The New York Times
August 10, 2007
Product Packages Now Shout to Get Your Attention
By LOUISE STORY
In the last 100 years, Pepsi had changed the look of its can, and before that its bottles, only 10 times. This year alone, the soft-drink maker will switch designs every few weeks.
Kleenex, after 40 years of sticking with square and rectangular boxes, has started selling tissues in oval packages.
Coors Light bottles now have labels that turn blue when the beer is chilled to the right temperature. And Huggies’ Henry the Hippo hand soap bottles have a light that flashes for 20 seconds to show children how long they should wash their hands.
Consumer goods companies, which once saw packages largely as containers for shipping their products, are now using them more as 3-D ads to grab shoppers’ attention.
The shift is mostly because of the rise of the Internet and hundreds of television channels, which mean marketers can no longer count on people seeing their commercials.
So they are using their bottles, cans, boxes and plastic packs to improve sales by attracting the eyes of consumers, who often make most of their shopping decisions at the last minute while standing in front of store shelves.
“The media is fragmented, and we can’t find people — we can’t get them to sit down and listen to our argument on a television spot,” said Jerry Kathman, chief executive of LPK, a brand agency based in Cincinnati. “The package can convey that argument.”
As recently as the 1990s, most package designs were retained for seven or more years. Now marketing executives say they are constantly planning package overhauls. The average life of a package before its next makeover is down to two years, they add.
Shoppers have also grown accustomed to looking for a little visual pop on aisle shelves as design has become a mainstream marketing tool — Target stores in particular use that visual pop as a key advertising theme, for example. Sameness carries a risk that a product will fade into the background.
“Consumers are looking for what’s new,” said Kimberly Drosos, director for package development at Unilever North America, which recently changed the shape of its Suave shampoo bottles for the first time in 25 years, and sells Axe shower gel bottles shaped like video-game joysticks.

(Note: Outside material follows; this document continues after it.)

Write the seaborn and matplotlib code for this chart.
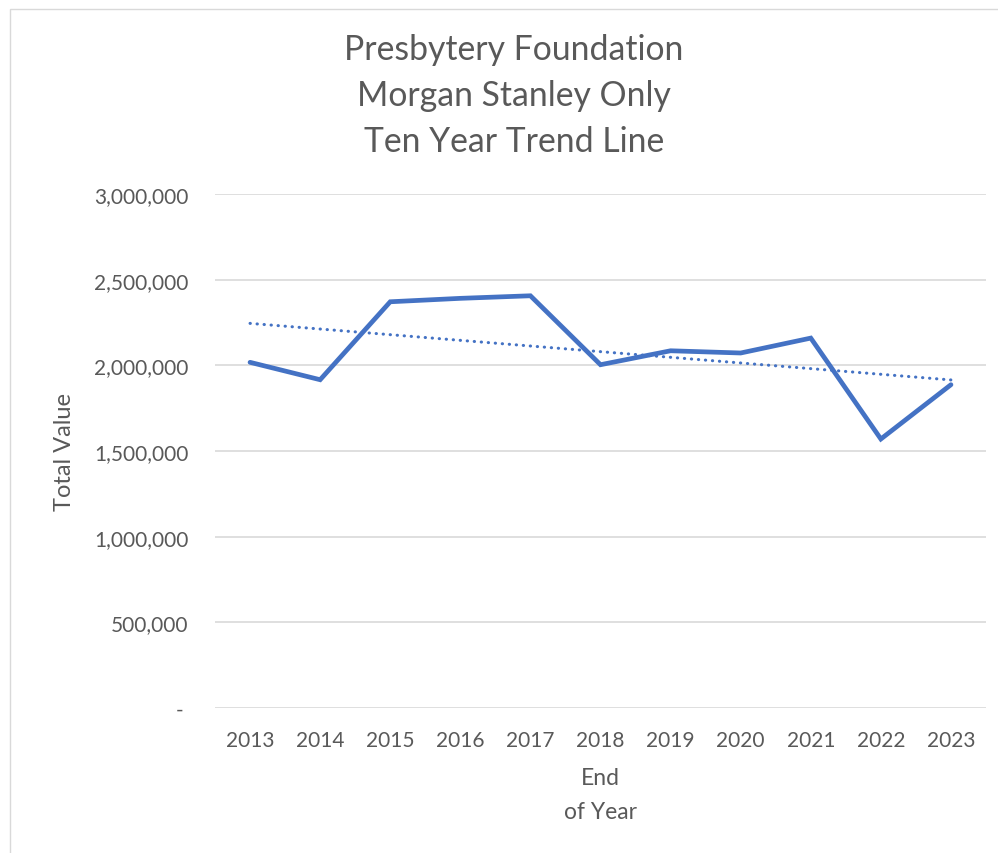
import matplotlib
matplotlib.use("Agg")
import matplotlib.pyplot as plt
import matplotlib.ticker as mticker
from matplotlib.patches import Rectangle
import seaborn as sns
import pandas as pd

years = [2013, 2014, 2015, 2016, 2017, 2018, 2019, 2020, 2021, 2022, 2023]
total_value = [2017600, 1916000, 2371000, 2391000, 2406000, 2003600,
               2085000, 2072000, 2159000, 1570000, 1887000]
title_lines = ["Presbytery Foundation", "Morgan Stanley Only", "Ten Year Trend Line"]
y_ticks = [0, 500000, 1000000, 1500000, 2000000, 2500000, 3000000]

df = pd.DataFrame({"year": years, "value": total_value})

sns.set_theme(style="white")
plt.rcParams["font.family"] = ["Lato", "DejaVu Sans"]

GRAY = "#595959"
BLUE = "#4472C4"

fig = plt.figure(figsize=(9.98, 8.54), dpi=100)
ax = fig.add_axes([215/998, 1-709/854, (986-215)/998, (709-195)/854])

# chart border
fig.patches.append(Rectangle((10/998, -0.01), 1.0, 1 - 10/854 + 0.01,
                             transform=fig.transFigure, fill=False,
                             edgecolor="#D9D9D9", linewidth=1.0))

sns.lineplot(data=df, x="year", y="value", ax=ax, color=BLUE, linewidth=3.4,
             solid_joinstyle="miter", solid_capstyle="round", zorder=3)
sns.regplot(data=df, x="year", y="value", ax=ax, scatter=False, ci=None,
            truncate=True, color=BLUE,
            line_kws=dict(linestyle=(0, (0.1, 2.2)), linewidth=2.2,
                          dash_capstyle="round", zorder=4))

ax.set_xlim(2012.5, 2023.5)
ax.set_ylim(0, 3000000)
ax.set_yticks(y_ticks)
ax.set_xticks(years)
ax.set_xticklabels([str(y) for y in years])
ax.yaxis.set_major_formatter(mticker.FuncFormatter(
    lambda v, p: "- " if v == 0 else f"{int(v):,}"))
ax.grid(axis="y", color="#D9D9D9", linewidth=1.2)
ax.grid(axis="x", visible=False)
for s in ax.spines.values():
    s.set_visible(False)
ax.tick_params(axis="both", length=0, labelsize=15, colors=GRAY)
ax.tick_params(axis="y", pad=19)
ax.tick_params(axis="x", pad=16)

ax.set_ylabel("Total Value", fontsize=17, color=GRAY, labelpad=14)
ax.set_xlabel("End\nof Year", fontsize=16.5, color=GRAY, labelpad=12,
              linespacing=1.75)

fig.text(514/998, 1 - 96/854, "\n".join(title_lines), ha="center", va="center",
         fontsize=24.3, color=GRAY, linespacing=1.53)

fig.savefig("out.png", dpi=100, facecolor="white")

Ms. Drosos added: “They say, ‘What else do you have for me? That was nice last year, but I want the packaging to be refreshing.’ ”
There are many other reasons behind the shift. Some packaging changes are occurring because companies are trying to shrink container sizes and reduce their environmental impact, or because of new approaches for old products (Orbit now sells gum in a bottle made to fit in a car’s cup holder). Some brands are bragging that their bottles of cleansers and other household products are attractive enough to be left out in plain view, rather than hidden in a closet or drawer.
“It’s an inexpensive way to really deliver that newness to people’s homes,” said Becky Walter, director for innovation design and testing at Kimberly-Clark, the maker of Kleenex, Huggies and other brands. “It’s not like they have to go out and purchase new furniture.”
Evian is among the marketers using packaging to add a sense of luxury to ordinary products — its new “palace bottle” water, for example, is being sold in restaurants and hotels. The bottle has an elegant swanlike neck and sits on a small silver tray. Technology is also driving the changes — like the thermochromatic ink in the Coors label that changes the color of the label’s mountains with the temperature of the beer bottle.
And in the next few years, Pepsi drinkers may smell a sweet aroma that is sprayed out when they pop open Pepsi cans — such as a wild cherry scent misting from a Wild Cherry Pepsi can. Executives at the company have also considered cans that can spray a light water mist when they are opened, but they are unlikely to add that feature soon because of the cost, they say.
Laurent Nielly, who heads packaging innovation for Pepsi in North America, said young people — Pepsi’s central audience — have shorter attention spans than previous generations, so bottles and other containers have to change more often. Pepsi is experimenting with the designs on its Mountain Dew bottles, selling aluminum bottles covered in graffiti-like designs that will be changed 12 times from May to October. The bottles are sold only in eastern Virginia now, but the soda maker may expand the approach if sales of the bottles go well.
If products aren’t spraying consumers, they may someday be talking to them.
Some companies are studying technology to put a computer chip and tiny speaker inside a package. This idea might be particularly useful for big companies like Unilever that want to cross-promote their various brands. So a package of cheese could say “I go well with Triscuit crackers” when a shopper takes it off the shelf. As the costs of the chips come down, marketing executives said this and other technologies would appear more on shelves.
All these packaging makeovers may make trips to the grocery stores more entertaining. Or the result could be confusion, if not downright annoyance.
“If you’re walking down a row in a supermarket and every package is screaming at you, it sounds like a terrifying, disgusting experience,” said Tracy Lovatt, director for behavioral planning at BBDO North America, an advertising agency in the Omnicom Group. “But if brands use this wisely, new packaging can be quite powerful. It’s the thing that will interrupt you at the store, and get you to spend time with that brand, and then, hopefully, buy in.”